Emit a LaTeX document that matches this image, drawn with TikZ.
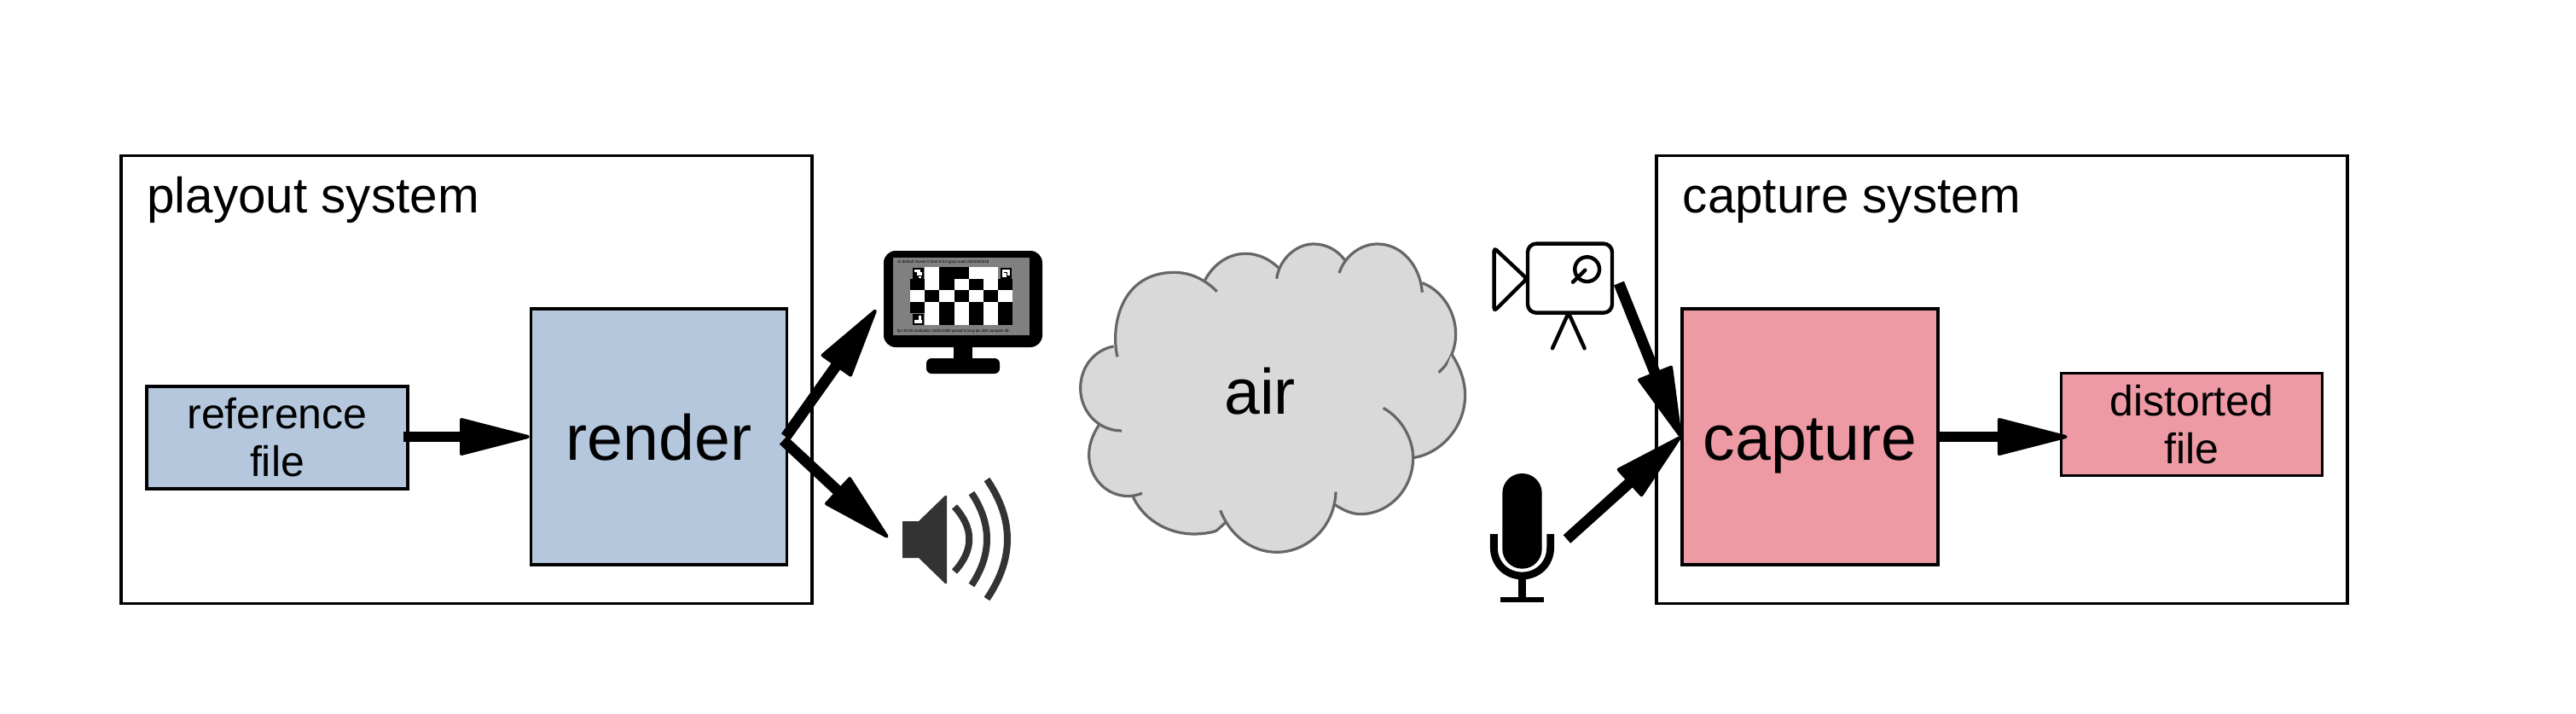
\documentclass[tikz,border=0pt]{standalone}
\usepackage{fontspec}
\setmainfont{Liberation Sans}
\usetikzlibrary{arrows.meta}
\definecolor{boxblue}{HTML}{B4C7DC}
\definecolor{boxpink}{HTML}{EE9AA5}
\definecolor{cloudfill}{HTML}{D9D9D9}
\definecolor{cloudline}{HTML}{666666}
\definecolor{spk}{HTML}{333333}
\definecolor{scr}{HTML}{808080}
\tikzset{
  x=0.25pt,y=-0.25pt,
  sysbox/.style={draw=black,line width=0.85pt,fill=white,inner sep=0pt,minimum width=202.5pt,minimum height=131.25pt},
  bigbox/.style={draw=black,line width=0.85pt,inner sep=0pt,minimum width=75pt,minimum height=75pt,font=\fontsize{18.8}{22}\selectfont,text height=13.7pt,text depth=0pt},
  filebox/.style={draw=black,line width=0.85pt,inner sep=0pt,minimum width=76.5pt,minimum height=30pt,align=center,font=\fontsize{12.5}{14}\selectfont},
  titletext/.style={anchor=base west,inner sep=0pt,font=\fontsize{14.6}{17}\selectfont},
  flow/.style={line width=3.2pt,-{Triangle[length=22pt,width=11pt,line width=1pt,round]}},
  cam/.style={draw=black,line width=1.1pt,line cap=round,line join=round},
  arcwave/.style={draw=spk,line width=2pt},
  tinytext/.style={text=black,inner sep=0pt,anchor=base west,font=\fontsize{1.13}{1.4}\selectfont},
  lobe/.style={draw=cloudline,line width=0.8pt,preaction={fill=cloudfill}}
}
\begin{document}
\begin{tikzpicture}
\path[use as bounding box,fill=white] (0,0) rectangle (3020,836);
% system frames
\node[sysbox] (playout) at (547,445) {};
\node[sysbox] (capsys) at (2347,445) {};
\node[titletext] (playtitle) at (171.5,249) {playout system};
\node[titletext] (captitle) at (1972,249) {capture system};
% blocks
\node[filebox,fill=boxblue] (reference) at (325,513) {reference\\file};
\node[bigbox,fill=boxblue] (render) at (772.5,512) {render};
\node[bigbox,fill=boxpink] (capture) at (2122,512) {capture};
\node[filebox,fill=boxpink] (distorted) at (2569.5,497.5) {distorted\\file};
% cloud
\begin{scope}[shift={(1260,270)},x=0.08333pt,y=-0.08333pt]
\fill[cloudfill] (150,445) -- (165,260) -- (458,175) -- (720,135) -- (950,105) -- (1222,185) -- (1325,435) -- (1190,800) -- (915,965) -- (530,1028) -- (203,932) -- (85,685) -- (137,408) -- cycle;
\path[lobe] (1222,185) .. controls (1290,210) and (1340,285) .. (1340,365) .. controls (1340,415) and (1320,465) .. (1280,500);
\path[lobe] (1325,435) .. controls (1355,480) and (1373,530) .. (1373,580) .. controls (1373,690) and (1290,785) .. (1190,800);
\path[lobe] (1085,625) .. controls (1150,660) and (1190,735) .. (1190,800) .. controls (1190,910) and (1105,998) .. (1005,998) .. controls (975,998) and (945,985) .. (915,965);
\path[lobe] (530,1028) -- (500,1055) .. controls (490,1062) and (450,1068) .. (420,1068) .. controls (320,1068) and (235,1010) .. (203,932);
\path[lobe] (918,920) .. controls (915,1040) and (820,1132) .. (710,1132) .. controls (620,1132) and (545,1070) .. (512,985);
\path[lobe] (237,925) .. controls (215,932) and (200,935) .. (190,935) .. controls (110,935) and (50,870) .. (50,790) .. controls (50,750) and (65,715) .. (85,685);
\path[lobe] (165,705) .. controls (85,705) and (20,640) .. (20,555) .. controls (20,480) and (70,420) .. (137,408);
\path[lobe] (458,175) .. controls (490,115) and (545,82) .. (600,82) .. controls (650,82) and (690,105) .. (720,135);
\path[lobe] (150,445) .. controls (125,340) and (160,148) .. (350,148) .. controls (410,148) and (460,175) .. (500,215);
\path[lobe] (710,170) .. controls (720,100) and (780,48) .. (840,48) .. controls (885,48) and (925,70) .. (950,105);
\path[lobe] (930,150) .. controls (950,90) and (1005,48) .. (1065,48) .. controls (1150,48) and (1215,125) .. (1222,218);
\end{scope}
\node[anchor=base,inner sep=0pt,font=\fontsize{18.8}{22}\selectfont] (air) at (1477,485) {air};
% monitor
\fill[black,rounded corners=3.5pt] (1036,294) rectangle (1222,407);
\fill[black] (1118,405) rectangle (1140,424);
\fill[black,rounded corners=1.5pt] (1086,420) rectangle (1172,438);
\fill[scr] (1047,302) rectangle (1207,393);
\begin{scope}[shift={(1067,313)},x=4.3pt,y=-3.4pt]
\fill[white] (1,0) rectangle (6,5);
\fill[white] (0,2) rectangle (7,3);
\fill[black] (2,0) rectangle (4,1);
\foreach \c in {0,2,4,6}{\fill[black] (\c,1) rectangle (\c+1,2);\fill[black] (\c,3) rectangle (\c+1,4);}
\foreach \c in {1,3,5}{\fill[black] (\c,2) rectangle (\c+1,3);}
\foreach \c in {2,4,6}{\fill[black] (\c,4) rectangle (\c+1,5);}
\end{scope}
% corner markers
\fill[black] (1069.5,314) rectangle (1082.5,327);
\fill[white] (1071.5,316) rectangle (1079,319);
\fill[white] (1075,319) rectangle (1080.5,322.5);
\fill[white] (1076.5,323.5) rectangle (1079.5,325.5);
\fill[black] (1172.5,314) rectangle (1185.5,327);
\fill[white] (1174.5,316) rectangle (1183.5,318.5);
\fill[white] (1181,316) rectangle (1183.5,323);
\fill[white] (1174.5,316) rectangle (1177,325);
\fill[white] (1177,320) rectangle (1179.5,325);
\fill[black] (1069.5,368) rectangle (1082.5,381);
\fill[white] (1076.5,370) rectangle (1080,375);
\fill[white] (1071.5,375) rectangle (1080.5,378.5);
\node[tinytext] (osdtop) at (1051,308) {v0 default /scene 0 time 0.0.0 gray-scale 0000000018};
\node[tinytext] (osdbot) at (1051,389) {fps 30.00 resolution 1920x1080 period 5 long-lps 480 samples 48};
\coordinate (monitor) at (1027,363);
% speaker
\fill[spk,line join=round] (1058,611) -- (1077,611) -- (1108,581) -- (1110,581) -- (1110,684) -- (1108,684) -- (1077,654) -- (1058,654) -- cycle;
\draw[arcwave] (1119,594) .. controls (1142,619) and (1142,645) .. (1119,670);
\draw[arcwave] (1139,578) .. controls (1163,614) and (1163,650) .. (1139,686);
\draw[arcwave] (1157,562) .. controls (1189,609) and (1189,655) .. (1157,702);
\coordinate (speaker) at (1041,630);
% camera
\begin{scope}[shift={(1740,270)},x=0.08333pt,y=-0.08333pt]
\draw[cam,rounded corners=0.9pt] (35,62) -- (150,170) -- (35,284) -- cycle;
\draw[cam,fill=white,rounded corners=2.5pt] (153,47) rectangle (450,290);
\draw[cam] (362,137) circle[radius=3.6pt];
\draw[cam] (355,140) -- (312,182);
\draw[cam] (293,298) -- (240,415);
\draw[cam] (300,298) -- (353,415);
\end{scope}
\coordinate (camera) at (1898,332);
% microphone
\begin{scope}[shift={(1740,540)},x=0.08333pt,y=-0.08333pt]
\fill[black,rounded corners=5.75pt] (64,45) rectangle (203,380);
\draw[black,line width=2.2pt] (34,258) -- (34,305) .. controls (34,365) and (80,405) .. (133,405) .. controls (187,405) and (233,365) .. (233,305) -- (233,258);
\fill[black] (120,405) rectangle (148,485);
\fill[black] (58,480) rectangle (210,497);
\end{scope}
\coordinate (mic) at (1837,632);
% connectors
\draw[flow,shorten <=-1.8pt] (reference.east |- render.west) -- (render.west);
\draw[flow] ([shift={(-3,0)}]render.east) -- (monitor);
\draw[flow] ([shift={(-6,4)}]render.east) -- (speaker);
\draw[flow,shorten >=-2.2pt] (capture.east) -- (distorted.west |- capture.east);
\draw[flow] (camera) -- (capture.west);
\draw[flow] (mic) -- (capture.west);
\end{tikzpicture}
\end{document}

▬▬▬▬▬▬▬▬▬▬

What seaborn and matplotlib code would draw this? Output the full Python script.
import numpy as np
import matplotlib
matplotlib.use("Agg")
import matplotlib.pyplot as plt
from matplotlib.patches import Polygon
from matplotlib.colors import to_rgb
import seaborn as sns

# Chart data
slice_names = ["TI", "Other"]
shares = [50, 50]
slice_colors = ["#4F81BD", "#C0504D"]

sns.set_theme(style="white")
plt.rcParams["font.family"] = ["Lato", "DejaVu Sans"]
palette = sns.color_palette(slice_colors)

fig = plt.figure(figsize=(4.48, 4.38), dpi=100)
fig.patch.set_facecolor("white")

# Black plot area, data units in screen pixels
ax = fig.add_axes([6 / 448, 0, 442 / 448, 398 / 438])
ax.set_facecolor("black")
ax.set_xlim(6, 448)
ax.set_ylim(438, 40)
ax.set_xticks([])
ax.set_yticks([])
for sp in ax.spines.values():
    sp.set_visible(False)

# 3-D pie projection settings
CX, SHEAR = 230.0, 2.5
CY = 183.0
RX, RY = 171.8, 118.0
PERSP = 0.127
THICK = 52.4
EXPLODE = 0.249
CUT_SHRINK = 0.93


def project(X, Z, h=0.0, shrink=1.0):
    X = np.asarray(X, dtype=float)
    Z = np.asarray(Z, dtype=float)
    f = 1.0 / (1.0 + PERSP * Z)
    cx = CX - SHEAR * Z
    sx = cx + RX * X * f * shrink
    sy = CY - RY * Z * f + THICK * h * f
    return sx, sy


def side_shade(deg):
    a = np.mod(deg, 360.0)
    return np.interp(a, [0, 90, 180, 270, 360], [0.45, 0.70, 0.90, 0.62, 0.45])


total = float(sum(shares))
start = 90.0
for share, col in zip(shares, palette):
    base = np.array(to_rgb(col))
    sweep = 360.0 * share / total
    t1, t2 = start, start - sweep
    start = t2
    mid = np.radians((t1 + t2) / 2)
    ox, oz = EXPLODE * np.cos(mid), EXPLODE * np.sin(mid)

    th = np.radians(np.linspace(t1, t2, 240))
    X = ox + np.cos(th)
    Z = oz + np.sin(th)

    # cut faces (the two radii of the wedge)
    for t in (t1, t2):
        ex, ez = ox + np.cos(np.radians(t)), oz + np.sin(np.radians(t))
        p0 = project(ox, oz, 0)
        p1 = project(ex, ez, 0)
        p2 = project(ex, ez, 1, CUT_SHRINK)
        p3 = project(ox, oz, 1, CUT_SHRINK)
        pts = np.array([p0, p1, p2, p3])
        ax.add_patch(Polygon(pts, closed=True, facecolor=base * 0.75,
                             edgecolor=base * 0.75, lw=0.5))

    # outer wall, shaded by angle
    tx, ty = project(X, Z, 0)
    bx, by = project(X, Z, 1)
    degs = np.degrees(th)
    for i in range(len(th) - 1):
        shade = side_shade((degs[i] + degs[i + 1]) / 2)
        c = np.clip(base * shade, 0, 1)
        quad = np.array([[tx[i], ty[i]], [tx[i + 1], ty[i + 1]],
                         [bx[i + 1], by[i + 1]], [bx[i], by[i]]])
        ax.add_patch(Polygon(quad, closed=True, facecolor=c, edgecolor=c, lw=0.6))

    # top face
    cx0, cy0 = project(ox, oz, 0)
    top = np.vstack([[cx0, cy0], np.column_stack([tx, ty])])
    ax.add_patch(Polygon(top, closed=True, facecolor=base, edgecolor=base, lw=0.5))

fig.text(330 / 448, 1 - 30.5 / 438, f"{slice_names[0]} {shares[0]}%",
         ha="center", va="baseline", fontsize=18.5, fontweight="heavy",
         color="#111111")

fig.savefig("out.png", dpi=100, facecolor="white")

▬▬▬▬▬▬▬▬▬▬

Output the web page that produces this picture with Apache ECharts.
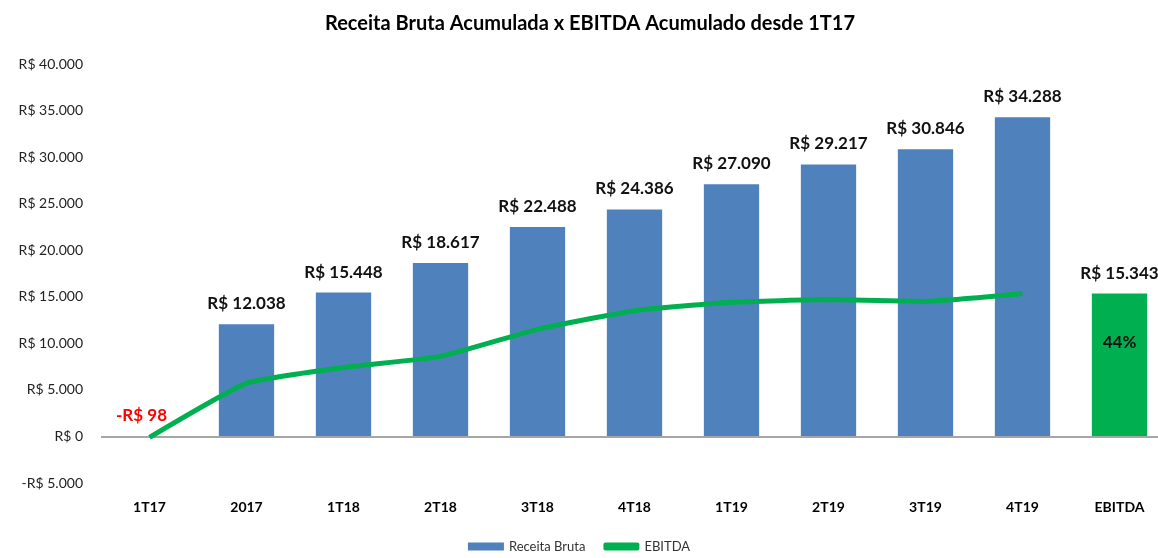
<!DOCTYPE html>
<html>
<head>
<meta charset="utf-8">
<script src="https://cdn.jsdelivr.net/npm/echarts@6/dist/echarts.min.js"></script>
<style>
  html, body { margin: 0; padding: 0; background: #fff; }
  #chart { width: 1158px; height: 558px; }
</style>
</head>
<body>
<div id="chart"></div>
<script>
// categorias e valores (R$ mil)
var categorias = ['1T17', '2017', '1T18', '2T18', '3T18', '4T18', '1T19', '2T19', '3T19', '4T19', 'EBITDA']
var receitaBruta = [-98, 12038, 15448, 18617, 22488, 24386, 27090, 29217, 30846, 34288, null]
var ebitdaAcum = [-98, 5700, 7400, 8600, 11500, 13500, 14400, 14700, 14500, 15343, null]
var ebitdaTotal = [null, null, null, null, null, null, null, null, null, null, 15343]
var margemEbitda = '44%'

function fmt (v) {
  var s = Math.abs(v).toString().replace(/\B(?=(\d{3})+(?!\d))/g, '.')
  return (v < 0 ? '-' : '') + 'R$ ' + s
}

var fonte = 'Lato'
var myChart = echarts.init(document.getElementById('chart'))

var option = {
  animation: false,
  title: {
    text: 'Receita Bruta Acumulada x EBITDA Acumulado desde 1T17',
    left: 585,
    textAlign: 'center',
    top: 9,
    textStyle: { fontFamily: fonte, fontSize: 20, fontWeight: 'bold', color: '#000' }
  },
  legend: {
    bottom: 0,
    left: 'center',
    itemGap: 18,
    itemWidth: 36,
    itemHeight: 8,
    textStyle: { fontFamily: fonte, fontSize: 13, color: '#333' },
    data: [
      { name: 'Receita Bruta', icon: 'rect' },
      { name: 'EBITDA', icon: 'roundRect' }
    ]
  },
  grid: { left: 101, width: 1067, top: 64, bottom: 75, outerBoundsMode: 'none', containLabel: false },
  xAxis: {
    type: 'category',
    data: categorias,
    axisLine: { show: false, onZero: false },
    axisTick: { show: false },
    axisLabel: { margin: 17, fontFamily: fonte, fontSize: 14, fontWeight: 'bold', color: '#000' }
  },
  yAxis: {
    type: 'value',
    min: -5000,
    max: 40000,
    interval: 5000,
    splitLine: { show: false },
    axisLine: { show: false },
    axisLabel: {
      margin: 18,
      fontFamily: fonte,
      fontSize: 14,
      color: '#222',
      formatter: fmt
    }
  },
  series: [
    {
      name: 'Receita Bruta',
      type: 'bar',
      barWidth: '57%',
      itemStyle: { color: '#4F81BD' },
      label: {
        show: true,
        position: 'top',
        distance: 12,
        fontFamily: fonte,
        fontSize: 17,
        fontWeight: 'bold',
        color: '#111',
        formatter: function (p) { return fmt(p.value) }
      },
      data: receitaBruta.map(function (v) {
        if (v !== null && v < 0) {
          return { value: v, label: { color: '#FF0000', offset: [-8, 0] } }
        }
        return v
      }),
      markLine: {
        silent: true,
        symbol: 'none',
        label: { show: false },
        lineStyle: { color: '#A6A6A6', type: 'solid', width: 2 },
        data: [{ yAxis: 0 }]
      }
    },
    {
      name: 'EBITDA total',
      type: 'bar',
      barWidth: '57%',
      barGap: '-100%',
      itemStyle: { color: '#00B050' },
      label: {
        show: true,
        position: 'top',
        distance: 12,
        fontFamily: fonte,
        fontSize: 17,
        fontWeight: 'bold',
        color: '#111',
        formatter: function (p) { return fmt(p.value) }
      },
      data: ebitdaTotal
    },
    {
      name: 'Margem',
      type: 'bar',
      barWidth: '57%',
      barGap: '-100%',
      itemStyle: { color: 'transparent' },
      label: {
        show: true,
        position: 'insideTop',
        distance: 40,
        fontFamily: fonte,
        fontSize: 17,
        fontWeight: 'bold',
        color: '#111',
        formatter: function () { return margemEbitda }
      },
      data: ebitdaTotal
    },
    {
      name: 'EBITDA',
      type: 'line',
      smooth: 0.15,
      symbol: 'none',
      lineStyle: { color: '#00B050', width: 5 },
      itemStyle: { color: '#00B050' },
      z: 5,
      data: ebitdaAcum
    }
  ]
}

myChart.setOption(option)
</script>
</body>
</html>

▬▬▬▬▬▬▬▬▬▬

Go through the records above and copy every line with the word "that".

Result of this exercise:
Emit a LaTeX document that matches this image, drawn with TikZ.
Output the web page that produces this picture with Apache ECharts.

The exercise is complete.